--- Exercise data ---

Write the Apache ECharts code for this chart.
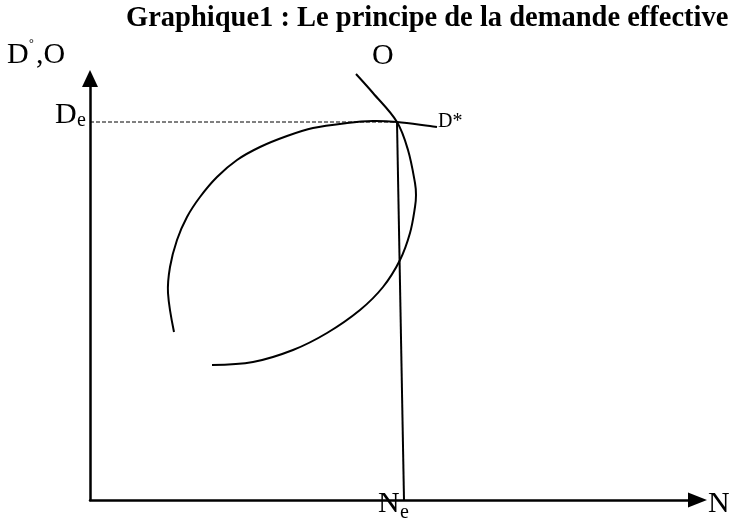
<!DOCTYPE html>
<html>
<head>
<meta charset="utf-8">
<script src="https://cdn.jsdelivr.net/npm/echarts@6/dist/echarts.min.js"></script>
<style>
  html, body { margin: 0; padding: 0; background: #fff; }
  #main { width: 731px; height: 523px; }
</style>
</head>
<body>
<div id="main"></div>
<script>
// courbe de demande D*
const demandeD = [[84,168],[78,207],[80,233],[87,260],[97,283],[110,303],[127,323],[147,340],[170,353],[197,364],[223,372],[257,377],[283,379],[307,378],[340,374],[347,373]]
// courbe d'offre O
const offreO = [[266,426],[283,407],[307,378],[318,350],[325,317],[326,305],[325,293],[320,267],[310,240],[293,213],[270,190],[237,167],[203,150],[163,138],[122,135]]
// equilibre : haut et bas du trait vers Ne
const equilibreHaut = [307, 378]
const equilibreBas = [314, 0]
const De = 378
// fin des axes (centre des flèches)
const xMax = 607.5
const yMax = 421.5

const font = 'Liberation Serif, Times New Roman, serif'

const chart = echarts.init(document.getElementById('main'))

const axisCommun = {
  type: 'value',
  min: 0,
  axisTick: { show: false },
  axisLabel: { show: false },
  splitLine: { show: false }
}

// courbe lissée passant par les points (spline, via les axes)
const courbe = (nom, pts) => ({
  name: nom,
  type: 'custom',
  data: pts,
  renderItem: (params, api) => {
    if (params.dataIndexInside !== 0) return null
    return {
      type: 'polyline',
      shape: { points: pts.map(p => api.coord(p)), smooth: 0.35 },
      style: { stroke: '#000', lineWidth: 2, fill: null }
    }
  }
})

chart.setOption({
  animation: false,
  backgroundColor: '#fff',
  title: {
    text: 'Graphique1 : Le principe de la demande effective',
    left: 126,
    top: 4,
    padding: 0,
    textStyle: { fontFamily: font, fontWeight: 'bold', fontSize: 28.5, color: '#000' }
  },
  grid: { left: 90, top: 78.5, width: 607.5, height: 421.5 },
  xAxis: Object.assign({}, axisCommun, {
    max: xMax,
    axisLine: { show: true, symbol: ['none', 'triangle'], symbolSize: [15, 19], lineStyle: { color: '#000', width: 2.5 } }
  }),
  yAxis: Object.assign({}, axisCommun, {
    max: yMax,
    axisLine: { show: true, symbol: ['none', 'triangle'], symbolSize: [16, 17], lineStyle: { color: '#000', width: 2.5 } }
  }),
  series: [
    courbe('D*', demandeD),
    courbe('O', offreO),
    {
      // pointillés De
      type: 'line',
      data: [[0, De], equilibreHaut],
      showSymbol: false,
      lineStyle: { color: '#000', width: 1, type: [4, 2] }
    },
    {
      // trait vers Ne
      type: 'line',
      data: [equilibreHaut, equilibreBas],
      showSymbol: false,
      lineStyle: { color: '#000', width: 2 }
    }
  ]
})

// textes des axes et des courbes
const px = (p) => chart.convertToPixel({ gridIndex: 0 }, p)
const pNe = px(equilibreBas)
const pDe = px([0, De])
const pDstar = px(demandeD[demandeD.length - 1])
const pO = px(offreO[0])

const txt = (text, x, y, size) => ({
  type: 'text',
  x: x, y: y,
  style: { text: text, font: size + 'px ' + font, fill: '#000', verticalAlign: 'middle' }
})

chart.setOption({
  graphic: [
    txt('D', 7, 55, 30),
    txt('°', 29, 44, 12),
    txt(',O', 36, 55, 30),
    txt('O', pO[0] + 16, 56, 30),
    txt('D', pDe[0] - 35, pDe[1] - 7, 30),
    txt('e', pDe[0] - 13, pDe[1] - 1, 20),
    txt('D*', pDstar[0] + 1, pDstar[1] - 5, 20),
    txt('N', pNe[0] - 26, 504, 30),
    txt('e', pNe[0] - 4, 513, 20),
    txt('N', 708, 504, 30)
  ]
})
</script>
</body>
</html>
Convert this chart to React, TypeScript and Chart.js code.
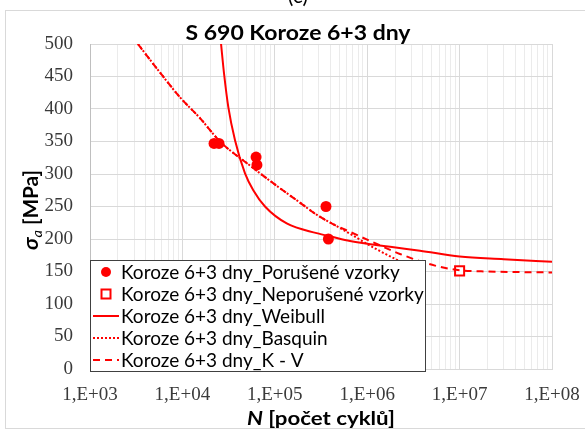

---

• **What needs to be done**
Pictures stay out; reproduce every line of the records exactly.

• **Answer**
Write the Apache ECharts code for this chart.
<!DOCTYPE html>
<html>
<head>
<meta charset="utf-8">
<script src="https://cdn.jsdelivr.net/npm/echarts@6/dist/echarts.min.js"></script>
<style>
  html, body { margin: 0; padding: 0; background: #fff; }
  #main { width: 731px; height: 523px; }
</style>
</head>
<body>
<div id="main"></div>
<script>
// courbe de demande D*
const demandeD = [[84,168],[78,207],[80,233],[87,260],[97,283],[110,303],[127,323],[147,340],[170,353],[197,364],[223,372],[257,377],[283,379],[307,378],[340,374],[347,373]]
// courbe d'offre O
const offreO = [[266,426],[283,407],[307,378],[318,350],[325,317],[326,305],[325,293],[320,267],[310,240],[293,213],[270,190],[237,167],[203,150],[163,138],[122,135]]
// equilibre : haut et bas du trait vers Ne
const equilibreHaut = [307, 378]
const equilibreBas = [314, 0]
const De = 378
// fin des axes (centre des flèches)
const xMax = 607.5
const yMax = 421.5

const font = 'Liberation Serif, Times New Roman, serif'

const chart = echarts.init(document.getElementById('main'))

const axisCommun = {
  type: 'value',
  min: 0,
  axisTick: { show: false },
  axisLabel: { show: false },
  splitLine: { show: false }
}

// courbe lissée passant par les points (spline, via les axes)
const courbe = (nom, pts) => ({
  name: nom,
  type: 'custom',
  data: pts,
  renderItem: (params, api) => {
    if (params.dataIndexInside !== 0) return null
    return {
      type: 'polyline',
      shape: { points: pts.map(p => api.coord(p)), smooth: 0.35 },
      style: { stroke: '#000', lineWidth: 2, fill: null }
    }
  }
})

chart.setOption({
  animation: false,
  backgroundColor: '#fff',
  title: {
    text: 'Graphique1 : Le principe de la demande effective',
    left: 126,
    top: 4,
    padding: 0,
    textStyle: { fontFamily: font, fontWeight: 'bold', fontSize: 28.5, color: '#000' }
  },
  grid: { left: 90, top: 78.5, width: 607.5, height: 421.5 },
  xAxis: Object.assign({}, axisCommun, {
    max: xMax,
    axisLine: { show: true, symbol: ['none', 'triangle'], symbolSize: [15, 19], lineStyle: { color: '#000', width: 2.5 } }
  }),
  yAxis: Object.assign({}, axisCommun, {
    max: yMax,
    axisLine: { show: true, symbol: ['none', 'triangle'], symbolSize: [16, 17], lineStyle: { color: '#000', width: 2.5 } }
  }),
  series: [
    courbe('D*', demandeD),
    courbe('O', offreO),
    {
      // pointillés De
      type: 'line',
      data: [[0, De], equilibreHaut],
      showSymbol: false,
      lineStyle: { color: '#000', width: 1, type: [4, 2] }
    },
    {
      // trait vers Ne
      type: 'line',
      data: [equilibreHaut, equilibreBas],
      showSymbol: false,
      lineStyle: { color: '#000', width: 2 }
    }
  ]
})

// textes des axes et des courbes
const px = (p) => chart.convertToPixel({ gridIndex: 0 }, p)
const pNe = px(equilibreBas)
const pDe = px([0, De])
const pDstar = px(demandeD[demandeD.length - 1])
const pO = px(offreO[0])

const txt = (text, x, y, size) => ({
  type: 'text',
  x: x, y: y,
  style: { text: text, font: size + 'px ' + font, fill: '#000', verticalAlign: 'middle' }
})

chart.setOption({
  graphic: [
    txt('D', 7, 55, 30),
    txt('°', 29, 44, 12),
    txt(',O', 36, 55, 30),
    txt('O', pO[0] + 16, 56, 30),
    txt('D', pDe[0] - 35, pDe[1] - 7, 30),
    txt('e', pDe[0] - 13, pDe[1] - 1, 20),
    txt('D*', pDstar[0] + 1, pDstar[1] - 5, 20),
    txt('N', pNe[0] - 26, 504, 30),
    txt('e', pNe[0] - 4, 513, 20),
    txt('N', 708, 504, 30)
  ]
})
</script>
</body>
</html>
Convert this chart to React, TypeScript and Chart.js code.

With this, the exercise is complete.